[Objective] Exactly retype the lines from the top of the data through the line containing "type Pt = [number, number];", leaving out every picture.

>> BEGIN Records provided

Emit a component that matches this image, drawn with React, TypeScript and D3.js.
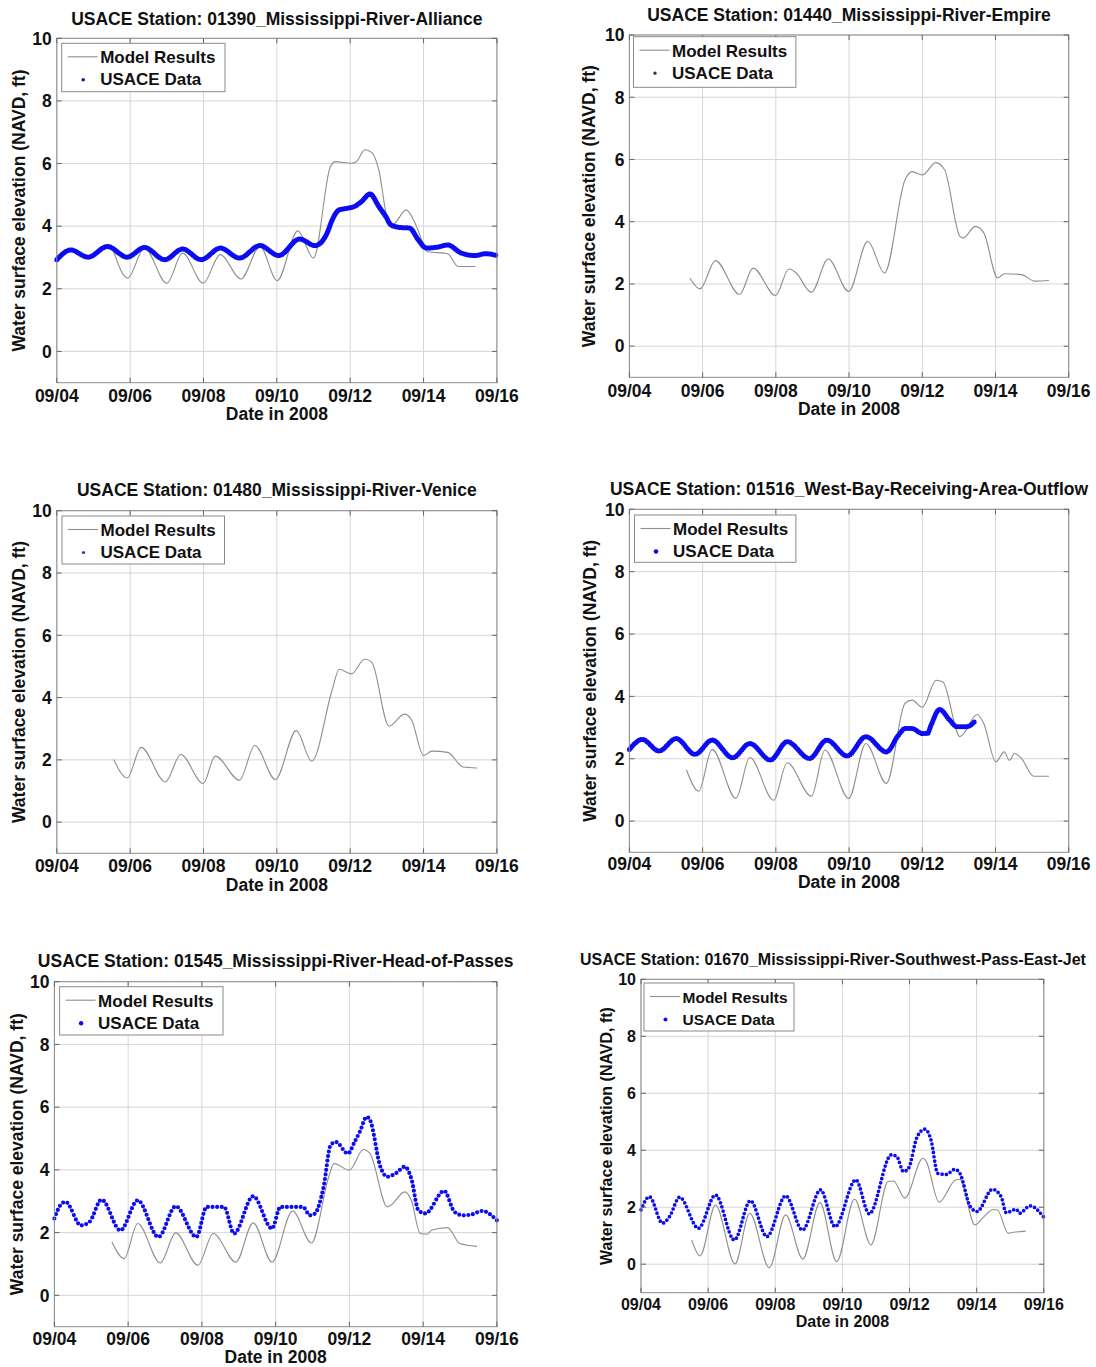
import React from 'react';
import * as d3 from 'd3';

type Pt = [number, number]; // [days after 09/04 00:00, water level ft NAVD]

// 01390 Alliance
const allianceModel: Pt[] = [
  [1.55, 3.19], [1.93, 2.34], [2.39, 3.3], [3.0, 2.18], [3.43, 3.14], [3.99, 2.18], [4.46, 3.09],
  [5.02, 2.31], [5.54, 3.35], [6.01, 2.26], [6.57, 3.85], [7.0, 2.98], [7.46, 5.9], [7.6, 6.06],
  [8.03, 6.01], [8.17, 6.06], [8.4, 6.44], [8.59, 6.35], [8.78, 5.8], [9.01, 4.26], [9.15, 4.04],
  [9.53, 4.52], [9.81, 3.99], [10.1, 3.19], [10.66, 3.12], [10.94, 2.71], [11.41, 2.71],
];
const allianceObs: Pt[] = [
  [0, 2.93], [0.38, 3.24], [0.85, 3.01], [1.38, 3.35], [1.92, 3.01], [2.39, 3.32], [2.94, 2.93],
  [3.43, 3.27], [3.94, 2.93], [4.46, 3.3], [4.98, 2.98], [5.54, 3.38], [6.05, 3.06], [6.62, 3.59],
  [7.04, 3.38], [7.37, 3.78], [7.51, 4.2], [7.7, 4.52], [7.93, 4.57], [8.12, 4.63], [8.31, 4.79],
  [8.54, 5.03], [8.78, 4.63], [8.97, 4.31], [9.11, 4.04], [9.34, 3.96], [9.62, 3.94], [9.86, 3.56],
  [10.08, 3.3], [10.38, 3.33], [10.66, 3.4], [11.03, 3.14], [11.41, 3.06], [11.69, 3.12], [12, 3.06],
];

// 01440 Empire
const empireModel: Pt[] = [
  [1.65, 2.19], [1.93, 1.84], [2.35, 2.75], [3.01, 1.66], [3.38, 2.51], [3.99, 1.63], [4.36, 2.48],
  [4.55, 2.36], [4.97, 1.73], [5.43, 2.8], [5.99, 1.76], [6.51, 3.37], [6.97, 2.35], [7.53, 5.35],
  [7.72, 5.61], [8.0, 5.5], [8.37, 5.9], [8.61, 5.67], [9.03, 3.53], [9.12, 3.48], [9.45, 3.85],
  [9.68, 3.64], [10.06, 2.19], [10.24, 2.33], [10.71, 2.3], [11.08, 2.09], [11.46, 2.11],
];

// 01480 Venice
const veniceModel: Pt[] = [
  [1.55, 2.01], [1.92, 1.42], [2.3, 2.4], [2.96, 1.29], [3.38, 2.17], [3.99, 1.24], [4.32, 2.12],
  [4.98, 1.35], [5.4, 2.46], [5.96, 1.37], [6.53, 2.94], [6.95, 1.96], [7.51, 4.25], [7.7, 4.91],
  [8.03, 4.76], [8.4, 5.24], [8.59, 5.13], [9.06, 3.08], [9.48, 3.47], [9.67, 3.29], [10.0, 2.14],
  [10.23, 2.28], [10.66, 2.24], [11.08, 1.77], [11.46, 1.74],
];

// 01516 West Bay Receiving Area Outflow
const westBayModel: Pt[] = [
  [1.56, 1.64], [1.89, 0.96], [2.26, 2.3], [2.91, 0.73], [3.29, 2.04], [3.94, 0.67], [4.31, 1.87],
  [4.97, 0.8], [5.34, 2.28], [5.99, 0.73], [6.46, 2.49], [7.02, 1.21], [7.53, 3.78], [7.72, 3.88],
  [8.0, 3.65], [8.38, 4.52], [8.56, 4.47], [9.03, 2.71], [9.5, 3.42], [9.68, 3.13], [10.01, 1.9],
  [10.24, 2.22], [10.38, 1.95], [10.52, 2.17], [10.71, 2.01], [11.04, 1.44], [11.46, 1.44],
];
const westBayObs: Pt[] = [
  [0, 2.3], [0.35, 2.62], [0.81, 2.25], [1.28, 2.65], [1.79, 2.14], [2.26, 2.6], [2.82, 2.03],
  [3.29, 2.49], [3.85, 1.96], [4.31, 2.55], [4.92, 2.01], [5.39, 2.6], [5.95, 2.09], [6.46, 2.71],
  [7.02, 2.22], [7.35, 2.76], [7.53, 2.97], [7.72, 2.97], [8.0, 2.81], [8.14, 2.81], [8.24, 3.08],
  [8.47, 3.58], [8.75, 3.24], [8.94, 3.03], [9.22, 3.03], [9.45, 3.22],
];

// 01545 Head of Passes
const headPassesModel: Pt[] = [
  [1.56, 1.7], [1.89, 1.17], [2.26, 2.29], [2.87, 1.03], [3.29, 1.99], [3.89, 0.96], [4.31, 1.97],
  [4.92, 1.06], [5.39, 2.31], [5.9, 1.06], [6.46, 2.69], [6.97, 1.67], [7.44, 3.78], [7.58, 4.2],
  [8.0, 3.99], [8.38, 4.65], [8.56, 4.52], [9.03, 2.82], [9.12, 2.87], [9.5, 3.3], [9.68, 3.03],
  [9.92, 1.97], [10.1, 1.95], [10.24, 2.08], [10.66, 2.16], [11.0, 1.65], [11.46, 1.56],
];
const headPassesObs: Pt[] = [
  [0, 2.45], [0.16, 2.87], [0.3, 2.98], [0.72, 2.23], [0.95, 2.34], [1.28, 3.05], [1.79, 2.07],
  [2.26, 3.03], [2.82, 1.86], [3.29, 2.84], [3.85, 1.86], [4.13, 2.82], [4.6, 2.82], [4.87, 1.97],
  [5.39, 3.16], [5.9, 2.13], [6.13, 2.82], [6.74, 2.82], [6.93, 2.55], [7.06, 2.6], [7.3, 3.46],
  [7.49, 4.79], [7.63, 4.89], [7.96, 4.52], [8.14, 4.89], [8.28, 5.21], [8.47, 5.69], [8.56, 5.59],
  [8.84, 4.1], [9.03, 3.78], [9.27, 3.9], [9.5, 4.1], [9.68, 3.72], [9.87, 2.71], [10.06, 2.61],
  [10.57, 3.33], [10.85, 2.66], [11.08, 2.55], [11.32, 2.58], [11.6, 2.69], [12, 2.39],
];

// 01670 Southwest Pass East Jetty
const swPassModel: Pt[] = [
  [1.51, 0.85], [1.76, 0.29], [2.22, 2.08], [2.8, 0.01], [3.24, 1.79], [3.82, -0.12], [4.31, 1.73],
  [4.82, 0.18], [5.33, 2.16], [5.83, 0.09], [6.36, 2.29], [6.85, 0.68], [7.36, 2.9], [7.52, 2.92],
  [7.86, 2.32], [8.4, 3.72], [8.5, 3.6], [8.88, 2.18], [9.35, 2.94], [9.5, 2.98], [9.95, 1.38],
  [10.22, 1.67], [10.5, 1.92], [10.62, 1.9], [10.94, 1.09], [11.1, 1.12], [11.46, 1.16],
];
const swPassObs: Pt[] = [
  [0, 1.91], [0.25, 2.37], [0.64, 1.44], [0.85, 1.67], [1.15, 2.35], [1.71, 1.26], [2.22, 2.43],
  [2.78, 0.85], [3.26, 2.23], [3.75, 0.97], [4.31, 2.4], [4.81, 1.2], [5.35, 2.61], [5.78, 1.32],
  [6.4, 2.96], [6.8, 1.77], [7.46, 3.84], [7.62, 3.78], [7.82, 3.25], [7.97, 3.37], [8.23, 4.48],
  [8.46, 4.74], [8.64, 4.36], [8.84, 3.19], [9.09, 3.15], [9.35, 3.33], [9.5, 3.19], [9.81, 2.02],
  [10.01, 1.85], [10.47, 2.63], [10.73, 2.37], [10.88, 1.81], [11.18, 1.93], [11.28, 1.79],
  [11.59, 2.05], [12, 1.65],
];

const stationTitles = [
  'USACE Station: 01390_Mississippi-River-Alliance',
  'USACE Station: 01440_Mississippi-River-Empire',
  'USACE Station: 01480_Mississippi-River-Venice',
  'USACE Station: 01516_West-Bay-Receiving-Area-Outflow',
  'USACE Station: 01545_Mississippi-River-Head-of-Passes',
  'USACE Station: 01670_Mississippi-River-Southwest-Pass-East-Jet',
];
const legendLabels = ['Model Results', 'USACE Data'];
const xTitle = 'Date in 2008';
const yTitle = 'Water surface elevation (NAVD, ft)';
const yTickValues = [0, 2, 4, 6, 8, 10];
const startDate = new Date(2008, 8, 4);
const endDate = new Date(2008, 8, 16);

const FONT = '"Liberation Sans", Arial, Helvetica, sans-serif';
const BLUE = '#0c0cf2';
const GRAY = '#8e8e8e';

interface Panel {
  title: string;
  model: Pt[];
  obs: Pt[] | null;
  left: number; right: number; top: number; bottom: number;
  titleY: number; titleX?: number;
  tickY: number; xLabelY: number; yLabelX: number;
  legend: [number, number, number, number];
  font: number; legendFont: number;
  dot: { w: number; gap: number };
  legendDot: string; legendDotR: number;
}

const panels: Panel[] = [
  { title: stationTitles[0], model: allianceModel, obs: allianceObs,
    left: 56.8, right: 496.9, top: 38.3, bottom: 382.7, titleY: 25, tickY: 402, xLabelY: 420, yLabelX: 25,
    legend: [61.7, 43.3, 163.3, 48.4], font: 17.5, legendFont: 17, dot: { w: 5, gap: 1.4 },
    legendDot: '#1b1b8a', legendDotR: 1.8 },
  { title: stationTitles[1], model: empireModel, obs: null,
    left: 629.4, right: 1068.7, top: 35, bottom: 377.3, titleY: 20.7, tickY: 396.7, xLabelY: 415, yLabelX: 595,
    legend: [633.5, 36.7, 162.4, 50.6], font: 17.5, legendFont: 17, dot: { w: 4, gap: 4 },
    legendDot: '#333', legendDotR: 1.6 },
  { title: stationTitles[2], model: veniceModel, obs: null,
    left: 56.8, right: 496.9, top: 510.7, bottom: 853.3, titleY: 496, tickY: 872.3, xLabelY: 890.7, yLabelX: 25,
    legend: [62, 516, 162.5, 48], font: 17.5, legendFont: 17, dot: { w: 4, gap: 4 },
    legendDot: '#3030c0', legendDotR: 1.6 },
  { title: stationTitles[3], model: westBayModel, obs: westBayObs,
    left: 629.4, right: 1068.7, top: 509.3, bottom: 852.3, titleY: 495, tickY: 870, xLabelY: 888.3, yLabelX: 596,
    legend: [634.5, 515, 161.4, 47.3], font: 17.5, legendFont: 17, dot: { w: 5, gap: 2.2 },
    legendDot: BLUE, legendDotR: 2.3 },
  { title: stationTitles[4], model: headPassesModel, obs: headPassesObs,
    left: 54.4, right: 496.9, top: 981.7, bottom: 1326.7, titleY: 966.7, tickY: 1344.5, xLabelY: 1363.2, yLabelX: 23,
    legend: [59.6, 986.7, 163.4, 48.3], font: 17.5, legendFont: 17, dot: { w: 4.2, gap: 4.6 },
    legendDot: BLUE, legendDotR: 2.2 },
  { title: stationTitles[5], model: swPassModel, obs: swPassObs,
    left: 641, right: 1043.8, top: 979.3, bottom: 1292.7, titleY: 965, titleX: 580, tickY: 1310, xLabelY: 1326.7, yLabelX: 612,
    legend: [644, 983, 150, 48], font: 16, legendFont: 15.5, dot: { w: 3.7, gap: 4.3 },
    legendDot: BLUE, legendDotR: 2 },
];

const dayToDate = (d: number) => d3.timeMinute.offset(startDate, Math.round(d * 1440));
const fmt = d3.timeFormat('%m/%d');

const StationPanel: React.FC<{ p: Panel }> = ({ p }) => {
  const x = d3.scaleTime().domain([startDate, endDate]).range([p.left, p.right]);
  const y = d3.scaleLinear().domain([-1, 10]).range([p.bottom, p.top]);
  const xTicks = d3.timeDay.range(startDate, d3.timeDay.offset(endDate, 1), 2);
  const line = d3.line<Pt>()
    .x(d => x(dayToDate(d[0])))
    .y(d => y(d[1]))
    .curve(d3.curveMonotoneX);
  const cx = (p.left + p.right) / 2;
  const cy = (p.top + p.bottom) / 2;
  const [lx, ly, lw, lh] = p.legend;
  const tickLen = 5;

  return (
    <g fontFamily={FONT} fontWeight="bold" fill="#111">
      {/* grid */}
      {xTicks.map((t, i) => (
        <line key={'gx' + i} x1={x(t)} x2={x(t)} y1={p.top} y2={p.bottom} stroke="#d6d6d6" strokeWidth={1} />
      ))}
      {yTickValues.map(v => (
        <line key={'gy' + v} x1={p.left} x2={p.right} y1={y(v)} y2={y(v)} stroke="#d6d6d6" strokeWidth={1} />
      ))}

      {/* series */}
      <path d={line(p.model) || ''} fill="none" stroke={GRAY} strokeWidth={1.1} />
      {p.obs && (
        <path d={line(p.obs) || ''} fill="none" stroke={BLUE} strokeWidth={p.dot.w}
          strokeLinecap="round" strokeDasharray={`0 ${p.dot.gap}`} />
      )}

      {/* box and inward ticks */}
      <rect x={p.left} y={p.top} width={p.right - p.left} height={p.bottom - p.top} fill="none" stroke="#8a8a8a" strokeWidth={1} />
      {xTicks.map((t, i) => (
        <g key={'tx' + i} stroke="#666">
          <line x1={x(t)} x2={x(t)} y1={p.bottom} y2={p.bottom - tickLen} />
          <line x1={x(t)} x2={x(t)} y1={p.top} y2={p.top + tickLen} />
        </g>
      ))}
      {yTickValues.map(v => (
        <g key={'ty' + v} stroke="#666">
          <line x1={p.left} x2={p.left + tickLen} y1={y(v)} y2={y(v)} />
          <line x1={p.right} x2={p.right - tickLen} y1={y(v)} y2={y(v)} />
        </g>
      ))}

      {/* tick labels */}
      {xTicks.map((t, i) => (
        <text key={'lx' + i} x={x(t)} y={p.tickY} textAnchor="middle" fontSize={p.font}>{fmt(t)}</text>
      ))}
      {yTickValues.map(v => (
        <text key={'ly' + v} x={p.left - 5} y={y(v)} dy="0.36em" textAnchor="end" fontSize={p.font}>{v}</text>
      ))}

      {/* titles */}
      <text x={p.titleX ?? cx} y={p.titleY} textAnchor={p.titleX ? 'start' : 'middle'} fontSize={p.font}>{p.title}</text>
      <text x={cx} y={p.xLabelY} textAnchor="middle" fontSize={p.font}>{xTitle}</text>
      <text transform={`translate(${p.yLabelX},${cy}) rotate(-90)`} textAnchor="middle" fontSize={p.font}>{yTitle}</text>

      {/* legend */}
      <rect x={lx} y={ly} width={lw} height={lh} fill="white" stroke="#8a8a8a" strokeWidth={1} />
      <line x1={lx + 6} x2={lx + 36} y1={ly + 13.5} y2={ly + 13.5} stroke={GRAY} strokeWidth={1.1} />
      <circle cx={lx + 21.5} cy={ly + 36.5} r={p.legendDotR} fill={p.legendDot} stroke="none" />
      <text x={lx + 38.5} y={ly + 20} fontSize={p.legendFont}>{legendLabels[0]}</text>
      <text x={lx + 38.5} y={ly + 42} fontSize={p.legendFont}>{legendLabels[1]}</text>
    </g>
  );
};

export default function App() {
  return (
    <div style={{ position: 'absolute', left: 0, top: 0 }}>
      <svg width={1096} height={1367} style={{ display: 'block', background: 'white' }}>
        {panels.map((p, i) => <StationPanel key={i} p={p} />)}
      </svg>
    </div>
  );
}
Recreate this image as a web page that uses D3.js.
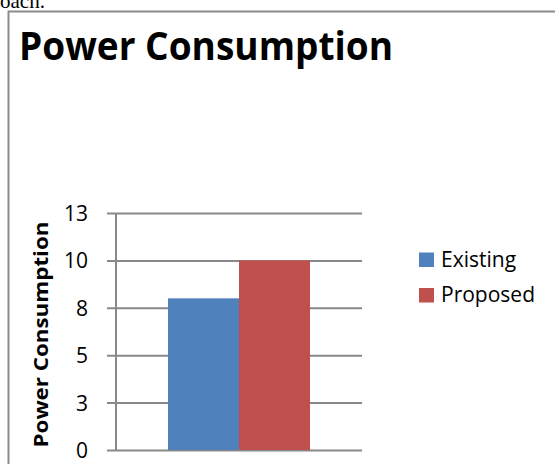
<!DOCTYPE html>
<html>
<head>
<meta charset="utf-8">
<script src="https://cdn.jsdelivr.net/npm/d3@7"></script>
<style>
  html, body { margin: 0; padding: 0; background: #fff; overflow: hidden; }
  svg { display: block; }
</style>
</head>
<body>
<script>
// Chart data
const categories = ["Power Consumption"];
const seriesNames = ["Existing", "Proposed"];
const seriesValues = [8, 10];
const seriesColors = ["#4F81BD", "#C0504D"];
const tickValues = [0, 2.5, 5, 7.5, 10, 12.5];
const tickLabels = ["0", "3", "5", "8", "10", "13"];

const W = 555, H = 464;
const svg = d3.select("body").append("svg").attr("width", W).attr("height", H);

// Tail of the preceding paragraph text
svg.append("text")
  .attr("x", 0).attr("y", 8)
  .attr("font-family", "'Liberation Serif', serif")
  .attr("font-size", 21)
  .attr("fill", "#000")
  .text("oach.");

// Chart frame
svg.append("path")
  .attr("d", `M8.5,${H + 2} V11.5 H${W + 2}`)
  .attr("fill", "none")
  .attr("stroke", "#8c8c8c")
  .attr("stroke-width", 2);

// Title
svg.append("text")
  .attr("x", 19).attr("y", 60)
  .attr("font-family", "'Open Sans', sans-serif")
  .attr("font-weight", 700)
  .attr("font-size", 40)
  .attr("fill", "#000")
  .attr("textLength", 374)
  .attr("lengthAdjust", "spacingAndGlyphs")
  .text("Power Consumption");

// Plot area
const plot = { left: 116, right: 362, top: 213, bottom: 450 };

const y = d3.scaleLinear().domain([0, 12.5]).range([plot.bottom, plot.top]);
const x0 = d3.scaleBand().domain(categories)
  .range([plot.left, plot.right])
  .paddingInner(0).paddingOuter(0.366);
const x1 = d3.scaleBand().domain(seriesNames).range([0, x0.bandwidth()]).padding(0);

// Gridlines with tick marks and labels via the axis generator
const yAxis = d3.axisLeft(y)
  .tickValues(tickValues)
  .tickFormat((d, i) => tickLabels[i])
  .tickSizeInner(-(plot.right - plot.left))
  .tickSizeOuter(0)
  .tickPadding(0);

const gAxis = svg.append("g").attr("transform", `translate(${plot.left},0)`).call(yAxis);
gAxis.select(".domain").remove();
gAxis.selectAll(".tick line")
  .attr("x1", -9)
  .attr("stroke", "#898989")
  .attr("stroke-width", 2);
gAxis.selectAll(".tick text")
  .attr("x", -28)
  .attr("dy", "0.36em")
  .attr("font-family", "'Open Sans', sans-serif")
  .attr("font-size", 21)
  .attr("fill", "#000");

// Bars
const groups = svg.append("g").selectAll("g")
  .data(categories)
  .join("g")
  .attr("transform", d => `translate(${x0(d)},0)`);

groups.selectAll("rect")
  .data(() => seriesNames.map((s, i) => ({ s, v: seriesValues[i], c: seriesColors[i] })))
  .join("rect")
  .attr("x", d => x1(d.s))
  .attr("y", d => y(d.v))
  .attr("width", x1.bandwidth())
  .attr("height", d => y(0) - y(d.v))
  .attr("fill", d => d.c);

// Vertical axis line
svg.append("line")
  .attr("x1", plot.left).attr("x2", plot.left)
  .attr("y1", y(12.5)).attr("y2", y(0))
  .attr("stroke", "#898989")
  .attr("stroke-width", 2);

// Axis title
svg.append("text")
  .attr("transform", `translate(48,${(plot.top + plot.bottom) / 2 + 3}) rotate(-90)`)
  .attr("text-anchor", "middle")
  .attr("font-family", "'Open Sans', sans-serif")
  .attr("font-weight", 700)
  .attr("font-size", 19.5)
  .attr("fill", "#000")
  .attr("textLength", 226)
  .attr("lengthAdjust", "spacingAndGlyphs")
  .text("Power Consumption");

// Legend
const legend = svg.append("g").selectAll("g")
  .data(seriesNames)
  .join("g")
  .attr("transform", (d, i) => `translate(419,${252.5 + i * 35.5})`);
legend.append("rect")
  .attr("width", 15).attr("height", 14.5)
  .attr("fill", (d, i) => seriesColors[i]);
legend.append("text")
  .attr("x", 22).attr("y", 14)
  .attr("font-family", "'Open Sans', sans-serif")
  .attr("font-size", 21)
  .attr("fill", "#000")
  .text(d => d);
</script>
</body>
</html>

>> END Records provided

[Task output]
Emit a component that matches this image, drawn with React, TypeScript and D3.js.
import React from 'react';
import * as d3 from 'd3';

type Pt = [number, number]; // [days after 09/04 00:00, water level ft NAVD]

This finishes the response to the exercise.